Mental Math for Trading Interviews: Complete Guide
Trading interviews reward fast arithmetic, but speed alone is not enough. Interviewers care about control: can you stay accurate while thinking out loud under pressure.
This guide is built for that exact setting.
Most trading interviews test fast arithmetic, probability intuition, and clean reasoning under time pressure, so preparation should combine speed drills and method clarity.
Across firms, exact formats vary but the core math pattern is similar:
- ▸percent change and reverse percent
- ▸weighted averages
- ▸quick multiplication and division
- ▸expected value style mental arithmetic
If you are building raw speed first, run quick-drill mode and benchmark with the free assessment.
A small set of arithmetic patterns appears disproportionately often in trading interviews, so mastering these patterns gives the largest score improvement per hour.
▸1) Fast percent-of prompts
Prompt: 18% of 260
- ▸10% = 26
- ▸5% = 13
- ▸3% = 7.8
- ▸Total = 46.8
▸2) Reverse percentage prompts
Prompt: A price falls 20% to 160. Original?
- ▸160 is 80% of original
- ▸160 / 0.8 = 200
▸3) Weighted average prompts
Prompt: 40% at return 8, 60% at return 5
- ▸0.4 x 8 = 3.2
- ▸0.6 x 5 = 3.0
- ▸Weighted result = 6.2
▸4) Speed multiplication prompts
Prompt: 37 x 24
- ▸37 x 20 = 740
- ▸37 x 4 = 148
- ▸Total = 888
▸5) Short EV prompts
Prompt: 60% chance of +12, 40% chance of -6
- ▸EV = 0.6 x 12 + 0.4 x (-6)
- ▸EV = 7.2 - 2.4 = 4.8
Use the cheat sheet for rapid pattern review between sessions.
The biggest gap is not intelligence.
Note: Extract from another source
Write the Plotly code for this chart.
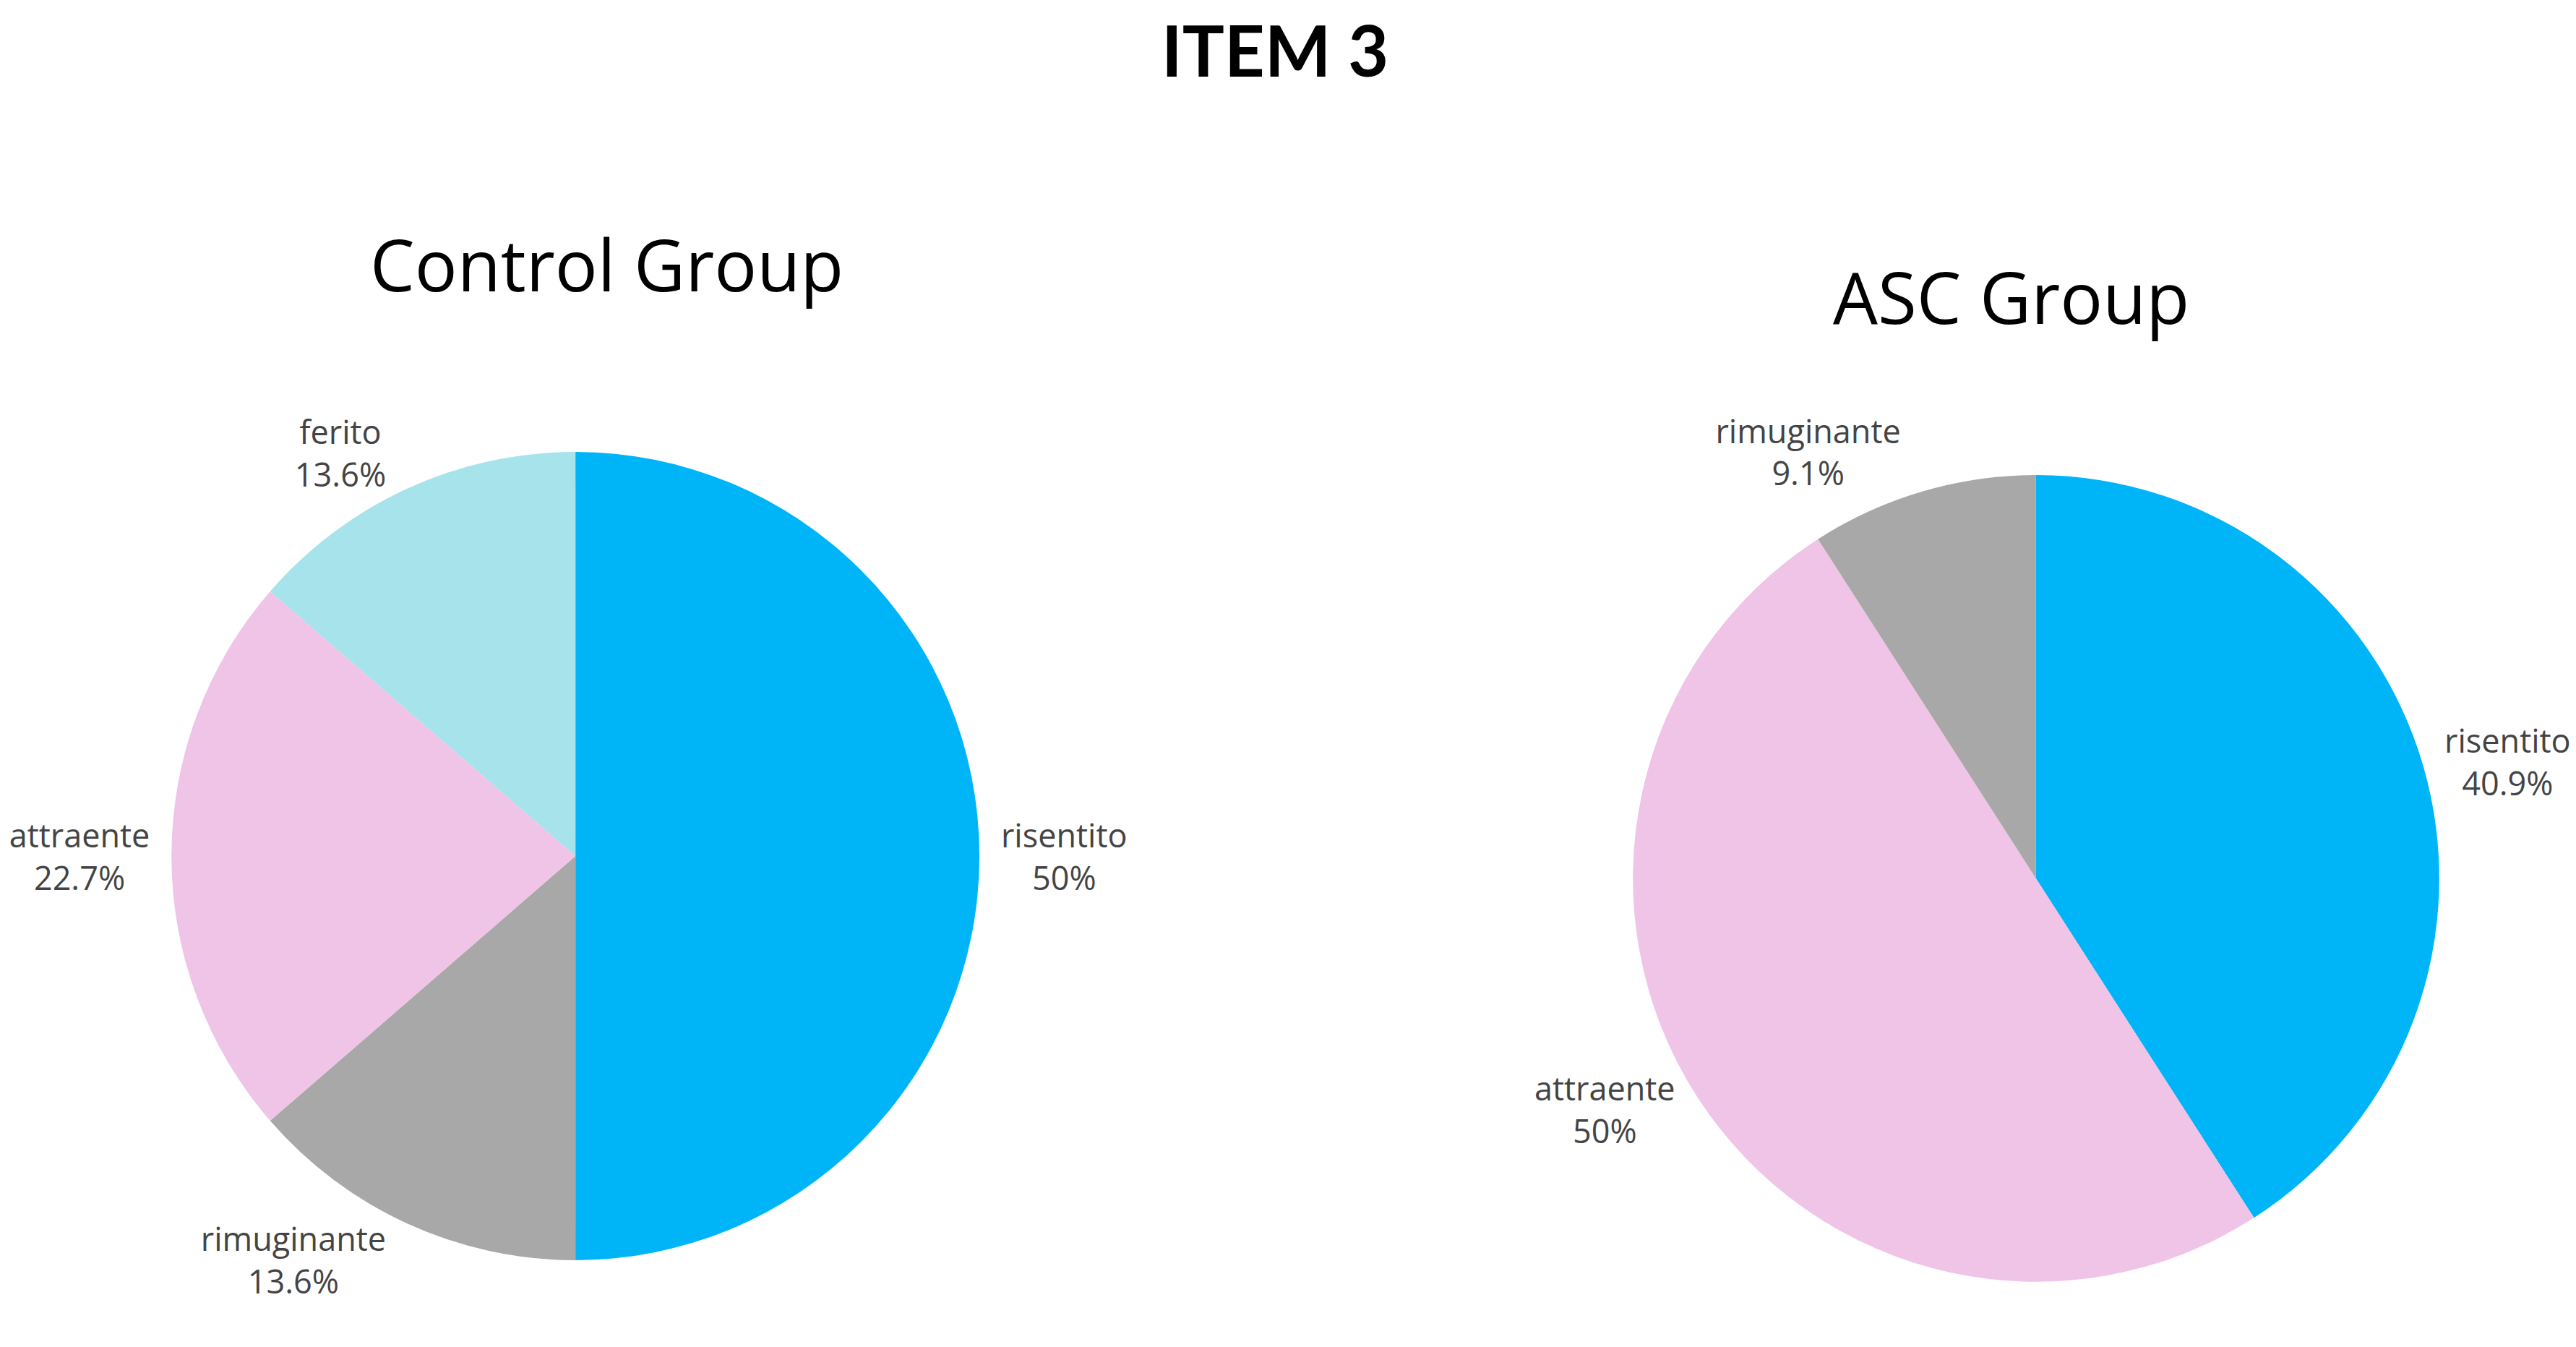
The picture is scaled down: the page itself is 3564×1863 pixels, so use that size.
import plotly.graph_objects as go

W, H = 3564, 1863

control_labels = ["risentito", "rimuginante", "attraente", "ferito"]
control_counts = [11, 3, 5, 3]
control_colors = ["#00B4F8", "#A8A8A8", "#F0C4E6", "#A6E3EB"]

asc_labels = ["risentito", "attraente", "rimuginante"]
asc_counts = [9, 11, 2]
asc_colors = ["#00B4F8", "#F0C4E6", "#A8A8A8"]

main_title = "ITEM 3"
sub_titles = ["Control Group", "ASC Group"]

label_font = dict(family="Open Sans", size=45, color="#444444")

def dom(cx, cy, r):
    return dict(x=[(cx - r) / W, (cx + r) / W], y=[1 - (cy + r) / H, 1 - (cy - r) / H])

fig = go.Figure()
fig.add_trace(go.Pie(
    labels=control_labels, values=control_counts, sort=False, direction="clockwise", rotation=0,
    marker=dict(colors=control_colors), textposition="outside",
    texttemplate="%{label}<br>%{percent:.1~%}", textfont=label_font,
    domain=dom(763, 1176, 564), hoverinfo="label+percent"))
fig.add_trace(go.Pie(
    labels=asc_labels, values=asc_counts, sort=False, direction="clockwise", rotation=0,
    marker=dict(colors=asc_colors), textposition="outside",
    texttemplate="%{label}<br>%{percent:.1~%}", textfont=label_font,
    domain=dom(2802, 1207, 563), hoverinfo="label+percent"))

fig.add_annotation(text="<b>" + main_title + "</b>", x=1740 / W, y=1, xref="paper", yref="paper",
                   showarrow=False, xanchor="center", yanchor="top",
                   font=dict(family="Lato", size=97, color="#000000"))
fig.add_annotation(text=sub_titles[0], x=807 / W, y=1 - 357 / H, xref="paper", yref="paper",
                   showarrow=False, xanchor="center", yanchor="middle",
                   font=dict(family="Open Sans", size=98, color="#000000"))
fig.add_annotation(text=sub_titles[1], x=2767 / W, y=1 - 402 / H, xref="paper", yref="paper",
                   showarrow=False, xanchor="center", yanchor="middle",
                   font=dict(family="Open Sans", size=98, color="#000000"))

fig.update_layout(width=W, height=H, margin=dict(l=0, r=0, t=0, b=0), showlegend=False,
                  paper_bgcolor="white", plot_bgcolor="white")
fig.write_html("out.html")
It is preparation structure and whether your drills match interview pace and prompt style.
| Prep Style | Typical Result | Main Problem | Better Adjustment |
|---|---|---|---|
| Untimed worksheet practice | Accurate but slow | No pressure adaptation | Add strict time caps |
| Random app puzzles | Fast but misaligned | Wrong prompt distribution | Train finance-style percentages and EV |
| Timed drills without review | Repeated errors | No correction loop | Tag error types daily |
| Timed drills + error logs | Faster and cleaner | Higher retention | Keep weekly re-test set |
Three-week prep works when the routine is simple, timed, and repeatable, because interview performance is mostly execution consistency under a clock.
Week 1:
- ▸build anchors: 1%, 5%, 10%, fraction conversions
- ▸run 15-minute timed sets
Week 2:
- ▸add weighted averages and EV style arithmetic
- ▸mix easy and medium prompts in one round
Week 3:
- ▸full mock rounds under interview timing
- ▸speak method out loud while solving
If your weak spot is still response latency, add this companion list: 10 mental math tricks every finance professional should know.
Candidates usually miss final rounds because they drift from disciplined arithmetic habits when pace increases, not because they never learned the underlying math.
Common misses:
- ▸solving silently and giving answers with no method
- ▸rushing and dropping signs or decimal places
- ▸spending too long on one hard prompt and losing the round
- ▸ignoring easy sanity checks after each answer
The fix is simple: timed repetition, loud method, and post-round error tagging. If you do that daily, your floor rises quickly.